§ **What you need to do**: Every line of the material is to be quoted verbatim, minus the pictures.

§ **Supplied material**:
════════════════

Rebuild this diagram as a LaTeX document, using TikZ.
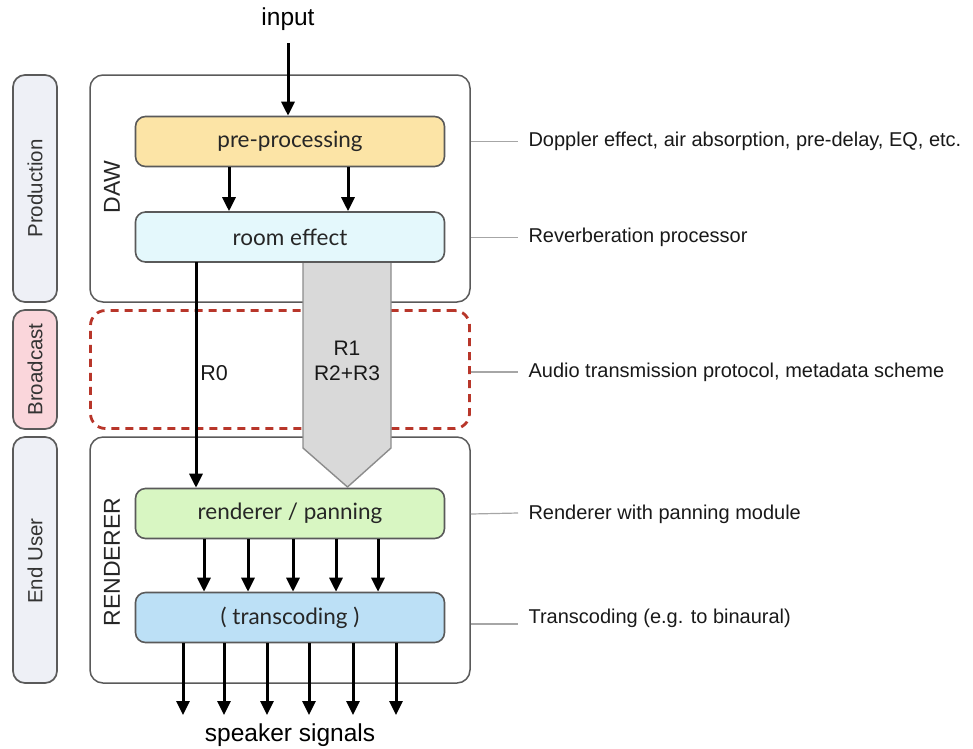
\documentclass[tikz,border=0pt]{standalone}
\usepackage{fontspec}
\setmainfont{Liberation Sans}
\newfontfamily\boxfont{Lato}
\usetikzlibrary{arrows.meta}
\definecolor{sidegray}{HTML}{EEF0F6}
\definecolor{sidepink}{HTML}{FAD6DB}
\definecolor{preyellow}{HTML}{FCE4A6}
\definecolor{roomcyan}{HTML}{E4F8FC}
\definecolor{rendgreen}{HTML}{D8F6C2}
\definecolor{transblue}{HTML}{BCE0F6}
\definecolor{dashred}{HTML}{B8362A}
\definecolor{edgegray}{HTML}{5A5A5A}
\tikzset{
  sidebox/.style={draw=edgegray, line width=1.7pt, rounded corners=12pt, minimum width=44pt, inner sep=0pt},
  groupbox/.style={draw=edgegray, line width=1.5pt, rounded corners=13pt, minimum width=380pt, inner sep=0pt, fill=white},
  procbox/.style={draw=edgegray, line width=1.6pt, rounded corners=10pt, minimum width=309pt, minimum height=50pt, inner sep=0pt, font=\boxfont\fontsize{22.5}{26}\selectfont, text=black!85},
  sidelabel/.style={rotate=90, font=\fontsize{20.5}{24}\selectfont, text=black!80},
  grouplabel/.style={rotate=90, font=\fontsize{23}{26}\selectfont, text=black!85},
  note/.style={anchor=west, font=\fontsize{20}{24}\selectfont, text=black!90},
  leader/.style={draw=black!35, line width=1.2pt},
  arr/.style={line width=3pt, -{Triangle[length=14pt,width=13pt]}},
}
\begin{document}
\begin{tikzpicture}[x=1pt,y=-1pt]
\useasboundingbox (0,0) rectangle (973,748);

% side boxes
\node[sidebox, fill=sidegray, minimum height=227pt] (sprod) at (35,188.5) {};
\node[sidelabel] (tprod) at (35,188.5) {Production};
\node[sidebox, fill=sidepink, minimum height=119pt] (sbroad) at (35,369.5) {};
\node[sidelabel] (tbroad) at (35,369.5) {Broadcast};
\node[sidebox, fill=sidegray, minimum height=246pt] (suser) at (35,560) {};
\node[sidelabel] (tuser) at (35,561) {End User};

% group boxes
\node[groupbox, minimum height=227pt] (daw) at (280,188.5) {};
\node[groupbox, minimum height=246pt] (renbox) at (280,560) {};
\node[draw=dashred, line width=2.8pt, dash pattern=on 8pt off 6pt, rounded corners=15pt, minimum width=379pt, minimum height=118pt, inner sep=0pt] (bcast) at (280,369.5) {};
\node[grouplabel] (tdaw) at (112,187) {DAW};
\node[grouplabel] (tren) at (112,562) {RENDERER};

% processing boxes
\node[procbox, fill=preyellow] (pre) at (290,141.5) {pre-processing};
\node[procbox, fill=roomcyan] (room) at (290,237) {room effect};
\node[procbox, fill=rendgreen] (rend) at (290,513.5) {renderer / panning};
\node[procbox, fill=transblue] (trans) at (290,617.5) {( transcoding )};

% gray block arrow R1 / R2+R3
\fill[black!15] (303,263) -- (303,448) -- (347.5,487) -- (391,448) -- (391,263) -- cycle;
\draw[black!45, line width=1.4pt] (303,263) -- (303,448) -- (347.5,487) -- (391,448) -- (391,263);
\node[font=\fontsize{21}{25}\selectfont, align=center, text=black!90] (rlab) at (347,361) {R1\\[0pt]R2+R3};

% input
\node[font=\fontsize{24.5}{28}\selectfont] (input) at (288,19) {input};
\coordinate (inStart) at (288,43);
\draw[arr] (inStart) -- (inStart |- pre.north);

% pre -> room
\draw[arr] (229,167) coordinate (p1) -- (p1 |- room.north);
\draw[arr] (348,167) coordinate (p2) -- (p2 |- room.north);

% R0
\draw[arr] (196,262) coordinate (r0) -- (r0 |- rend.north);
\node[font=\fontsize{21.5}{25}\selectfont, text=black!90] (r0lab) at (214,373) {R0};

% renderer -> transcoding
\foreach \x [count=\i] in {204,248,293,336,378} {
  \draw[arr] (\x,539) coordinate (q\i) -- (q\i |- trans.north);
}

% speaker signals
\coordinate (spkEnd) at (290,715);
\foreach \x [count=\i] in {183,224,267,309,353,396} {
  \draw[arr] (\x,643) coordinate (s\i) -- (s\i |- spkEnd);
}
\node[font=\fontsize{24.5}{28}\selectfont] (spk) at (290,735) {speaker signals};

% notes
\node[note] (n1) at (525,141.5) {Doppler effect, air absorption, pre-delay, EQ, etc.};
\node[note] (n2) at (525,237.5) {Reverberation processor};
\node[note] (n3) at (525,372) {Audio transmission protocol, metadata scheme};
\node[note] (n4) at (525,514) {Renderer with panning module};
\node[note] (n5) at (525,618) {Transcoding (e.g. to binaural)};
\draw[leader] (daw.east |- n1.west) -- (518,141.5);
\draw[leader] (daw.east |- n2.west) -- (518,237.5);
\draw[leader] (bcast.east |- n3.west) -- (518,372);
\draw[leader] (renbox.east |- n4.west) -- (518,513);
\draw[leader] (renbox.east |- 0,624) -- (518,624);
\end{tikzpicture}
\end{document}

════════════════

§ **Solution to this problem**:
Rebuild this diagram as a LaTeX document, using TikZ.
\documentclass[tikz,border=0pt]{standalone}
\usepackage{fontspec}
\setmainfont{Liberation Sans}
\newfontfamily\boxfont{Lato}
\usetikzlibrary{arrows.meta}
\definecolor{sidegray}{HTML}{EEF0F6}
\definecolor{sidepink}{HTML}{FAD6DB}
\definecolor{preyellow}{HTML}{FCE4A6}
\definecolor{roomcyan}{HTML}{E4F8FC}
\definecolor{rendgreen}{HTML}{D8F6C2}
\definecolor{transblue}{HTML}{BCE0F6}
\definecolor{dashred}{HTML}{B8362A}
\definecolor{edgegray}{HTML}{5A5A5A}
\tikzset{
  sidebox/.style={draw=edgegray, line width=1.7pt, rounded corners=12pt, minimum width=44pt, inner sep=0pt},
  groupbox/.style={draw=edgegray, line width=1.5pt, rounded corners=13pt, minimum width=380pt, inner sep=0pt, fill=white},
  procbox/.style={draw=edgegray, line width=1.6pt, rounded corners=10pt, minimum width=309pt, minimum height=50pt, inner sep=0pt, font=\boxfont\fontsize{22.5}{26}\selectfont, text=black!85},
  sidelabel/.style={rotate=90, font=\fontsize{20.5}{24}\selectfont, text=black!80},
  grouplabel/.style={rotate=90, font=\fontsize{23}{26}\selectfont, text=black!85},
  note/.style={anchor=west, font=\fontsize{20}{24}\selectfont, text=black!90},
  leader/.style={draw=black!35, line width=1.2pt},
  arr/.style={line width=3pt, -{Triangle[length=14pt,width=13pt]}},
}
\begin{document}
\begin{tikzpicture}[x=1pt,y=-1pt]
\useasboundingbox (0,0) rectangle (973,748);

% side boxes
\node[sidebox, fill=sidegray, minimum height=227pt] (sprod) at (35,188.5) {};
\node[sidelabel] (tprod) at (35,188.5) {Production};
\node[sidebox, fill=sidepink, minimum height=119pt] (sbroad) at (35,369.5) {};
\node[sidelabel] (tbroad) at (35,369.5) {Broadcast};
\node[sidebox, fill=sidegray, minimum height=246pt] (suser) at (35,560) {};
\node[sidelabel] (tuser) at (35,561) {End User};

% group boxes
\node[groupbox, minimum height=227pt] (daw) at (280,188.5) {};
\node[groupbox, minimum height=246pt] (renbox) at (280,560) {};
\node[draw=dashred, line width=2.8pt, dash pattern=on 8pt off 6pt, rounded corners=15pt, minimum width=379pt, minimum height=118pt, inner sep=0pt] (bcast) at (280,369.5) {};
\node[grouplabel] (tdaw) at (112,187) {DAW};
\node[grouplabel] (tren) at (112,562) {RENDERER};

% processing boxes
\node[procbox, fill=preyellow] (pre) at (290,141.5) {pre-processing};
\node[procbox, fill=roomcyan] (room) at (290,237) {room effect};
\node[procbox, fill=rendgreen] (rend) at (290,513.5) {renderer / panning};
\node[procbox, fill=transblue] (trans) at (290,617.5) {( transcoding )};

% gray block arrow R1 / R2+R3
\fill[black!15] (303,263) -- (303,448) -- (347.5,487) -- (391,448) -- (391,263) -- cycle;
\draw[black!45, line width=1.4pt] (303,263) -- (303,448) -- (347.5,487) -- (391,448) -- (391,263);
\node[font=\fontsize{21}{25}\selectfont, align=center, text=black!90] (rlab) at (347,361) {R1\\[0pt]R2+R3};

% input
\node[font=\fontsize{24.5}{28}\selectfont] (input) at (288,19) {input};
\coordinate (inStart) at (288,43);
\draw[arr] (inStart) -- (inStart |- pre.north);

% pre -> room
\draw[arr] (229,167) coordinate (p1) -- (p1 |- room.north);
\draw[arr] (348,167) coordinate (p2) -- (p2 |- room.north);

% R0
\draw[arr] (196,262) coordinate (r0) -- (r0 |- rend.north);
\node[font=\fontsize{21.5}{25}\selectfont, text=black!90] (r0lab) at (214,373) {R0};

% renderer -> transcoding
\foreach \x [count=\i] in {204,248,293,336,378} {
  \draw[arr] (\x,539) coordinate (q\i) -- (q\i |- trans.north);
}

% speaker signals
\coordinate (spkEnd) at (290,715);
\foreach \x [count=\i] in {183,224,267,309,353,396} {
  \draw[arr] (\x,643) coordinate (s\i) -- (s\i |- spkEnd);
}
\node[font=\fontsize{24.5}{28}\selectfont] (spk) at (290,735) {speaker signals};

% notes
\node[note] (n1) at (525,141.5) {Doppler effect, air absorption, pre-delay, EQ, etc.};
\node[note] (n2) at (525,237.5) {Reverberation processor};
\node[note] (n3) at (525,372) {Audio transmission protocol, metadata scheme};
\node[note] (n4) at (525,514) {Renderer with panning module};
\node[note] (n5) at (525,618) {Transcoding (e.g. to binaural)};
\draw[leader] (daw.east |- n1.west) -- (518,141.5);
\draw[leader] (daw.east |- n2.west) -- (518,237.5);
\draw[leader] (bcast.east |- n3.west) -- (518,372);
\draw[leader] (renbox.east |- n4.west) -- (518,513);
\draw[leader] (renbox.east |- 0,624) -- (518,624);
\end{tikzpicture}
\end{document}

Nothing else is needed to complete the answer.